◆ **Task inputs**:
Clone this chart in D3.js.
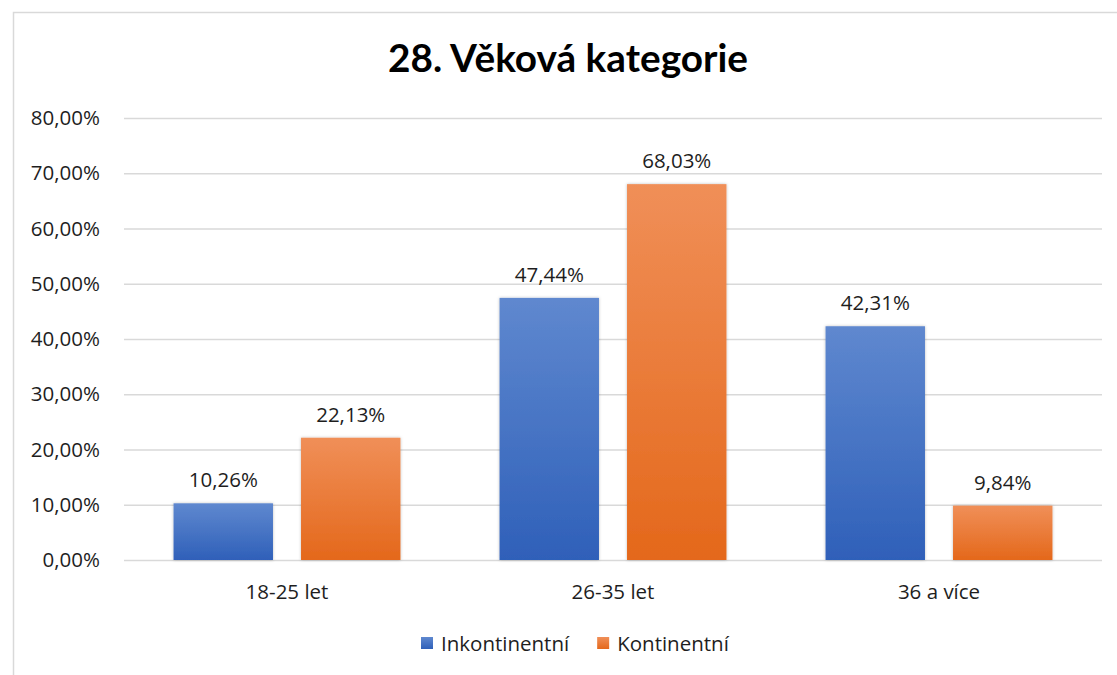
<!DOCTYPE html>
<html lang="cs">
<head>
  <meta charset="UTF-8">
  <title>28. Věková kategorie</title>
  <script src="https://cdn.jsdelivr.net/npm/d3@7"></script>
  <style>
    html, body {
      margin: 0;
      padding: 0;
      background: #fff;
    }
    svg text {
      font-family: "Open Sans", "Noto Sans", sans-serif;
      fill: #1e1e1e;
    }
  </style>
</head>
<body>
  <svg id="chart" width="1117" height="675"></svg>
  <script>
    // data
    const categories = ['18-25 let', '26-35 let', '36 a více'];
    const seriesNames = ['Inkontinentní', 'Kontinentní'];
    const inkontinentni = [0.1026, 0.4744, 0.4231];
    const kontinentni = [0.2213, 0.6803, 0.0984];
    const yTicks = [0, 0.1, 0.2, 0.3, 0.4, 0.5, 0.6, 0.7, 0.8];

    const colors = {
      'Inkontinentní': ['#5f88cf', '#2f60b9'],
      'Kontinentní': ['#f08f58', '#e4681b']
    };

    const rows = categories.map((c, i) => ({
      cat: c,
      values: [
        {key: seriesNames[0], value: inkontinentni[i]},
        {key: seriesNames[1], value: kontinentni[i]}
      ]
    }));

    const cz = d3.formatLocale({decimal: ',', thousands: ' ', grouping: [3], currency: ['', ' Kč']});
    const pct = cz.format('.2%');
    const fs = 20.5;

    const svg = d3.select('#chart');
    const plotL = 124, plotR = 1102, plotT = 118, plotB = 560;

    // outer frame of the chart area
    svg.append('rect')
      .attr('x', 13.5).attr('y', 12.5)
      .attr('width', 1120).attr('height', 700)
      .attr('fill', 'none')
      .attr('stroke', '#d9d9d9')
      .attr('stroke-width', 1.5);

    const defs = svg.append('defs');
    seriesNames.forEach((s, i) => {
      const g = defs.append('linearGradient')
        .attr('id', 'grad' + i)
        .attr('x1', 0).attr('y1', 0).attr('x2', 0).attr('y2', 1);
      g.append('stop').attr('offset', '0%').attr('stop-color', colors[s][0]);
      g.append('stop').attr('offset', '100%').attr('stop-color', colors[s][1]);
    });
    const shadow = defs.append('filter').attr('id', 'shadow')
      .attr('x', '-10%').attr('y', '-10%').attr('width', '120%').attr('height', '120%');
    shadow.append('feDropShadow')
      .attr('dx', 0).attr('dy', 0).attr('stdDeviation', 1.5)
      .attr('flood-color', '#000').attr('flood-opacity', 0.25);

    const x0 = d3.scaleBand()
      .domain(categories)
      .range([plotL, plotR])
      .paddingInner(0.304)
      .paddingOuter(0.152);

    const x1 = d3.scaleBand()
      .domain(seriesNames)
      .range([0, x0.bandwidth()])
      .paddingInner(0.22);

    const y = d3.scaleLinear().domain([0, 0.8]).range([plotB, plotT]);

    // y axis + gridlines
    const yAxis = svg.append('g')
      .attr('transform', `translate(${plotL},0)`)
      .call(d3.axisLeft(y)
        .tickValues(yTicks)
        .tickFormat(pct)
        .tickSize(-(plotR - plotL))
        .tickPadding(24));
    yAxis.select('.domain').remove();
    yAxis.selectAll('line')
      .attr('stroke', '#d9d9d9')
      .attr('stroke-width', 1.5);
    yAxis.selectAll('text')
      .attr('font-size', fs)
      .attr('fill', '#1e1e1e');

    // bars
    const groups = svg.selectAll('g.cat')
      .data(rows)
      .join('g')
      .attr('class', 'cat')
      .attr('transform', d => `translate(${x0(d.cat)},0)`);

    groups.selectAll('rect')
      .data(d => d.values)
      .join('rect')
      .attr('x', d => x1(d.key))
      .attr('y', d => y(d.value))
      .attr('width', x1.bandwidth())
      .attr('height', d => y(0) - y(d.value))
      .attr('fill', d => 'url(#grad' + seriesNames.indexOf(d.key) + ')')
      .attr('filter', 'url(#shadow)');

    groups.selectAll('text.val')
      .data(d => d.values)
      .join('text')
      .attr('class', 'val')
      .attr('x', d => x1(d.key) + x1.bandwidth() / 2)
      .attr('y', d => y(d.value) - 16)
      .attr('text-anchor', 'middle')
      .attr('font-size', fs)
      .text(d => pct(d.value));

    // x axis labels
    const xAxis = svg.append('g')
      .attr('transform', `translate(0,${plotB})`)
      .call(d3.axisBottom(x0).tickSize(0).tickPadding(0));
    xAxis.select('.domain').remove();
    xAxis.selectAll('text')
      .attr('dy', null)
      .attr('y', 39)
      .attr('font-size', fs)
      .attr('fill', '#1e1e1e');

    // title
    svg.append('text')
      .attr('x', 568)
      .attr('y', 72)
      .attr('text-anchor', 'middle')
      .attr('font-size', 39)
      .attr('font-weight', 'bold')
      .attr('textLength', 360)
      .attr('lengthAdjust', 'spacingAndGlyphs')
      .style('font-family', 'Lato, "Open Sans", sans-serif')
      .style('fill', '#000')
      .text('28. Věková kategorie');

    // legend
    const legend = svg.append('g').attr('transform', 'translate(421,643)');
    let lx = 0;
    seriesNames.forEach((s, i) => {
      const item = legend.append('g').attr('transform', `translate(${lx},0)`);
      item.append('rect')
        .attr('x', 0).attr('y', -6)
        .attr('width', 12).attr('height', 12)
        .attr('fill', 'url(#grad' + i + ')');
      const t = item.append('text')
        .attr('x', 20).attr('y', 7.5)
        .attr('font-size', fs)
        .text(s);
      lx += 20 + t.node().getComputedTextLength() + 28;
    });
  </script>
</body>
</html>
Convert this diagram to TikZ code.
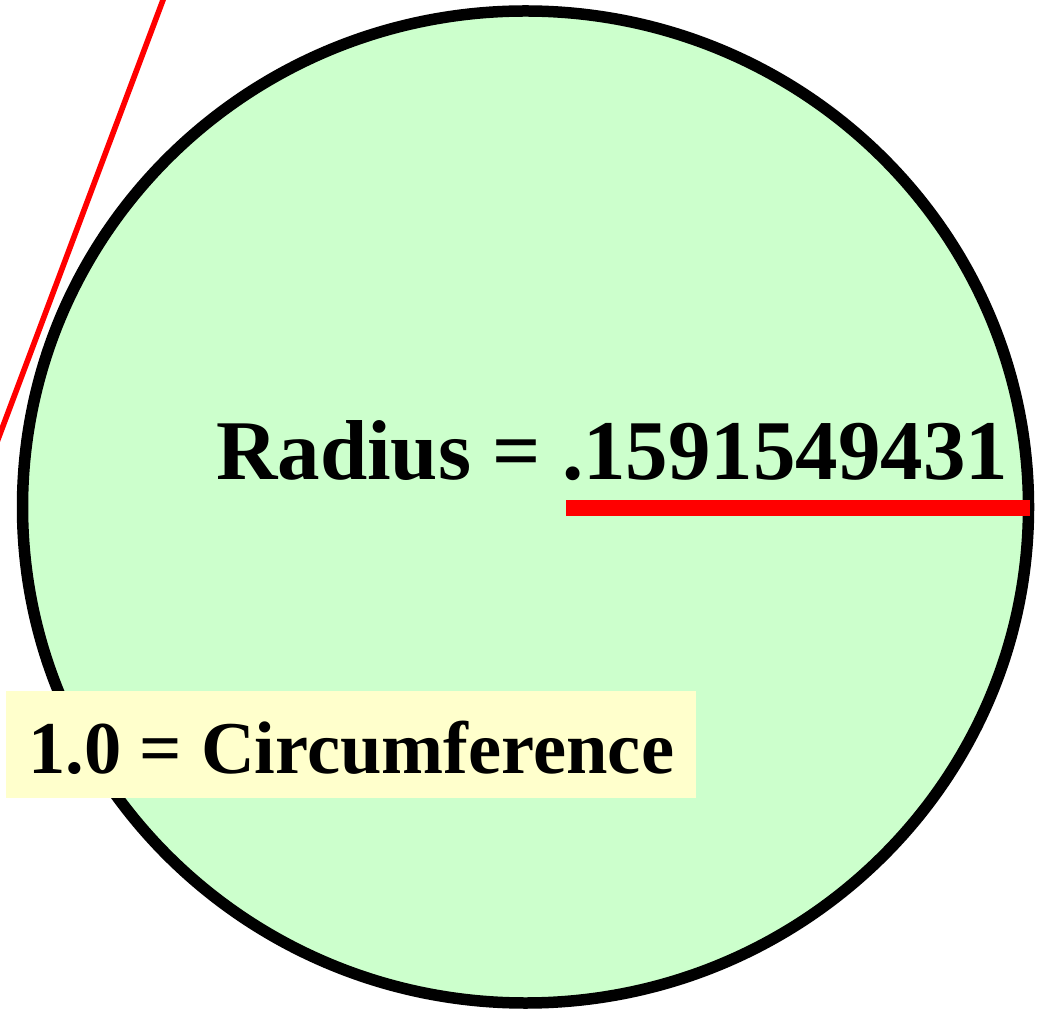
\documentclass[tikz,border=0pt]{standalone}
\usepackage{fontspec}
\setmainfont{Liberation Serif}
\usepackage{xcolor}
\usetikzlibrary{positioning}
\definecolor{circfill}{HTML}{CCFFCC}
\definecolor{notefill}{HTML}{FFFFCC}

\begin{document}
\begin{tikzpicture}[
  x=1pt, y=1pt,
  disc/.style={draw=black,fill=circfill,line width=11.5pt},
  rad/.style={draw=red,line width=16pt},
  tangent/.style={draw=red,line width=5.6pt},
  big/.style={font=\bfseries\fontsize{85}{100}\selectfont,inner sep=0pt},
  note/.style={fill=notefill,font=\bfseries\fontsize{74.5}{90}\selectfont,inner xsep=22pt,inner ysep=12pt,text height=70pt,text depth=13pt}
]
\useasboundingbox (0,0) rectangle (1043,1010);
\clip (0,0) rectangle (1043,1010);
\coordinate (ctr) at (525.5,503);
\coordinate (t1) at (179.3,1053.4);
\coordinate (t2) at (-16.3,532.6);
\draw[tangent] (t1) -- (t2);
\path[disc] (ctr) ellipse [x radius=503, y radius=496];
\coordinate (rs) at (566,502);
\coordinate (re) at (1030,502);
\draw[rad] (rs) -- (re);
\node[big,anchor=base west] (radius) at (216,530) {Radius = .1591549431};
\node[note,anchor=base west] (circum) at (6,237) {1.0 = Circumference};
\end{tikzpicture}
\end{document}
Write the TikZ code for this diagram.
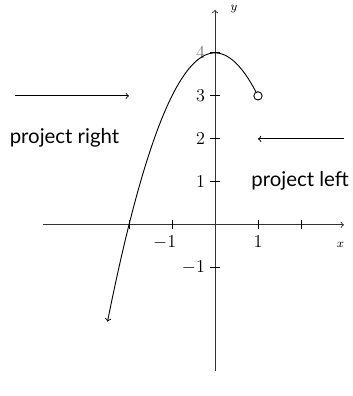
\documentclass[tikz,border=0pt]{standalone}
\usepackage{fontspec}
\newfontfamily\labelfont{Lato}
\usetikzlibrary{positioning}
\tikzset{
  axislabel/.style={font=\footnotesize},
  ticklabel/.style={font=\large},
  projlabel/.style={font=\labelfont\fontsize{13.5}{16}\selectfont},
  opendot/.style={circle,draw,fill=white,inner sep=0pt,minimum size=5.5pt}
}
\begin{document}
\begin{tikzpicture}[x=1cm,y=1cm,semithick]
\useasboundingbox (-5,-3.98) rectangle (3.21,5.23);
% axes
\draw[->,black!80] (-4,0) -- (3,0);
\draw[->,black!80] (0,-3.4) -- (0,5);
\node[axislabel] (xlab) at (2.92,-0.47) {$x$};
\node[axislabel] (ylab) at (0.44,5.02) {$y$};
% ticks
\foreach \x in {-2,-1,1,2} \draw (\x,3pt) -- (\x,-3pt);
\foreach \y in {-1,1,2,3,4} \draw (3pt,\y) -- (-3pt,\y);
\node[ticklabel] (xm1) at (-1.17,-0.4) {$-1$};
\node[ticklabel] (xp1) at (1,-0.4) {$1$};
\foreach \y in {1,2,3} \node[ticklabel,left] (y\y) at (-3pt,\y) {$\y$};
\node[ticklabel,left,text=black!55] (y4) at (-3pt,4) {$4$};
\node[ticklabel,left] (ym1) at (-3pt,-1) {$-1$};
% curve
\draw[<-] plot[domain=-2.5:1,samples=60] (\x,{4-\x*\x});
\node[opendot] (end) at (1,3) {};
% projections
\node[projlabel] (pright) at (-3.5,2.02) {project right};
\coordinate (prs) at (-4.65,3);
\coordinate (pre) at (-2,3);
\draw[->] (prs) -- (pre);
\node[projlabel] (pleft) at (1.98,1.02) {project left};
\coordinate (pls) at (3,2);
\coordinate (ple) at (1,2);
\draw[->] (pls) -- (ple);
\end{tikzpicture}
\end{document}
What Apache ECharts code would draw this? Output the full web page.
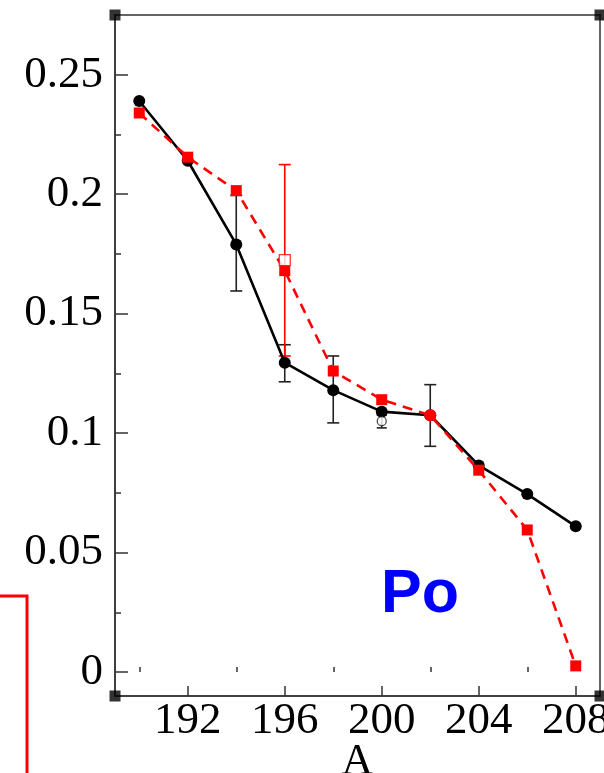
<!DOCTYPE html>
<html>
<head>
<meta charset="utf-8">
<script src="https://cdn.jsdelivr.net/npm/echarts@6/dist/echarts.min.js"></script>
<style>
html,body{margin:0;padding:0;background:#fff;}
#chart{width:604px;height:773px;}
</style>
</head>
<body>
<div id="chart"></div>
<script>
// ---- data ----
var massNumbers = [190, 192, 194, 196, 198, 200, 202, 204, 206, 208];
var blackValues = [0.239, 0.214, 0.179, 0.1295, 0.118, 0.109, 0.1075, 0.0865, 0.0745, 0.061];
var redValues   = [0.234, 0.2155, 0.2015, 0.168, 0.126, 0.114, 0.1075, 0.0845, 0.0595, 0.0026];
// error bars: [x, low, high]
var blackErrors = [[194, 0.1595, 0.1995], [196, 0.1215, 0.137], [198, 0.1043, 0.1323], [202, 0.0945, 0.1203]];
var openCircle  = [[200, 0.105]];
var openCircleErrors = [[200, 0.1022, 0.1075]];
var openSquare  = [[196, 0.1724]];
var openSquareErrors = [[196, 0.1323, 0.2124]];
var xMajorTicks = [192, 196, 200, 204, 208];
var xMinorTicks = [190, 194, 198, 202, 206];
var yMajorTicks = [0, 0.05, 0.1, 0.15, 0.2, 0.25];
var yMinorTicks = [0.025, 0.075, 0.125, 0.175, 0.225];
var xRange = [189, 209];
var yRange = [-0.01, 0.275];
var elementLabel = 'Po';
var xAxisName = 'A';

var chart = echarts.init(document.getElementById('chart'));
var serif = '"Liberation Serif", "Times New Roman", serif';

function errRender(color, cap) {
  return function (params, api) {
    var x = api.value(0);
    var lo = api.coord([x, api.value(1)]);
    var hi = api.coord([x, api.value(2)]);
    var st = {stroke: color, lineWidth: 1.6};
    return {
      type: 'group',
      children: [
        {type: 'line', shape: {x1: lo[0], y1: lo[1], x2: hi[0], y2: hi[1]}, style: st},
        {type: 'line', shape: {x1: lo[0] - cap, y1: lo[1], x2: lo[0] + cap, y2: lo[1]}, style: st},
        {type: 'line', shape: {x1: hi[0] - cap, y1: hi[1], x2: hi[0] + cap, y2: hi[1]}, style: st}
      ]
    };
  };
}

var corners = [[xRange[0], yRange[0]], [xRange[1], yRange[0]], [xRange[0], yRange[1]], [xRange[1], yRange[1]]];

var redData = massNumbers.map(function (m, i) {
  var item = {value: [m, redValues[i]]};
  if (m === 202) { item.symbol = 'circle'; item.symbolSize = 12; }
  return item;
});

var option = {
  animation: false,
  backgroundColor: '#fff',
  grid: {left: 115, right: 4, top: 15, bottom: 77, outerBoundsMode: 'none', containLabel: false,
    show: true, borderColor: '#333', borderWidth: 1.5, backgroundColor: 'transparent'},
  xAxis: [{
    type: 'value', min: xRange[0], max: xRange[1], position: 'bottom',
    name: xAxisName, nameLocation: 'middle', nameGap: 44, nameMoveOverlap: false,
    nameTextStyle: {fontFamily: serif, fontSize: 44, color: '#000', verticalAlign: 'top'},
    axisLine: {show: true, onZero: false, lineStyle: {color: '#333', width: 1.5}},
    axisTick: {show: true, inside: true, length: 10, customValues: xMajorTicks, lineStyle: {color: '#333', width: 1.5}},
    axisLabel: {show: true, customValues: xMajorTicks, margin: 3, fontFamily: serif, fontSize: 45, color: '#000'},
    splitLine: {show: false}
  }, {
    type: 'value', min: xRange[0], max: xRange[1], position: 'bottom',
    axisLine: {show: false},
    axisTick: {show: true, inside: true, length: 5, customValues: xMinorTicks, lineStyle: {color: '#333', width: 1.5}},
    axisLabel: {show: false},
    splitLine: {show: false}
  }],
  yAxis: [{
    type: 'value', min: yRange[0], max: yRange[1], position: 'left',
    axisLine: {show: true, onZero: false, lineStyle: {color: '#333', width: 1.5}},
    axisTick: {show: true, inside: true, length: 13, customValues: yMajorTicks, lineStyle: {color: '#333', width: 1.5}},
    axisLabel: {show: true, customValues: yMajorTicks, margin: 12, fontFamily: serif, fontSize: 45, color: '#000',
      formatter: function (v) { return String(+(+v).toFixed(3)); }},
    splitLine: {show: false}
  }, {
    type: 'value', min: yRange[0], max: yRange[1], position: 'left',
    axisLine: {show: false},
    axisTick: {show: true, inside: true, length: 6, customValues: yMinorTicks, lineStyle: {color: '#333', width: 1.5}},
    axisLabel: {show: false},
    splitLine: {show: false}
  }],
  graphic: [
    {type: 'polyline', shape: {points: [[0, 596], [27, 596], [27, 773]]}, style: {stroke: '#ff0000', lineWidth: 3, fill: null}},
    {type: 'text', left: 381, top: 565, style: {text: elementLabel, fontFamily: '"Liberation Sans", Arial, sans-serif', fontWeight: 'bold', fontSize: 61, fill: '#0000ff'}}
  ],
  series: [
    {type: 'custom', name: 'blackErr', renderItem: errRender('#222', 6), data: blackErrors, z: 2, silent: true},
    {type: 'custom', name: 'openCircleErr', renderItem: errRender('#222', 5), data: openCircleErrors, z: 2, silent: true},
    {type: 'custom', name: 'openSquareErr', renderItem: errRender('#ff0000', 6), data: openSquareErrors, z: 2, silent: true},
    {type: 'line', name: 'black', data: massNumbers.map(function (m, i) { return [m, blackValues[i]]; }),
      symbol: 'circle', symbolSize: 12, showSymbol: true,
      itemStyle: {color: '#000'}, lineStyle: {color: '#000', width: 2.6}, z: 3},
    {type: 'scatter', name: 'openCircle', data: openCircle, symbol: 'circle', symbolSize: 9,
      itemStyle: {color: '#fff', borderColor: '#222', borderWidth: 1.3}, z: 4},
    {type: 'line', name: 'red', data: redData,
      symbol: 'rect', symbolSize: 11, showSymbol: true,
      itemStyle: {color: '#ff0000'}, lineStyle: {color: '#ff0000', width: 2.6, type: [10, 7]}, z: 5},
    {type: 'scatter', name: 'openSquare', data: openSquare, symbol: 'rect', symbolSize: 11,
      itemStyle: {color: '#fff', borderColor: '#ff0000', borderWidth: 1.3}, z: 6},
    {type: 'scatter', name: 'corners', data: corners, symbol: 'rect', symbolSize: 11, clip: false,
      itemStyle: {color: '#000'}, z: 7, silent: true}
  ]
};
chart.setOption(option);
</script>
</body>
</html>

◆ **Set task**: Every line of the records that includes the word "diagram" should be gathered.

◆ **Solution**:
Convert this diagram to TikZ code.
Write the TikZ code for this diagram.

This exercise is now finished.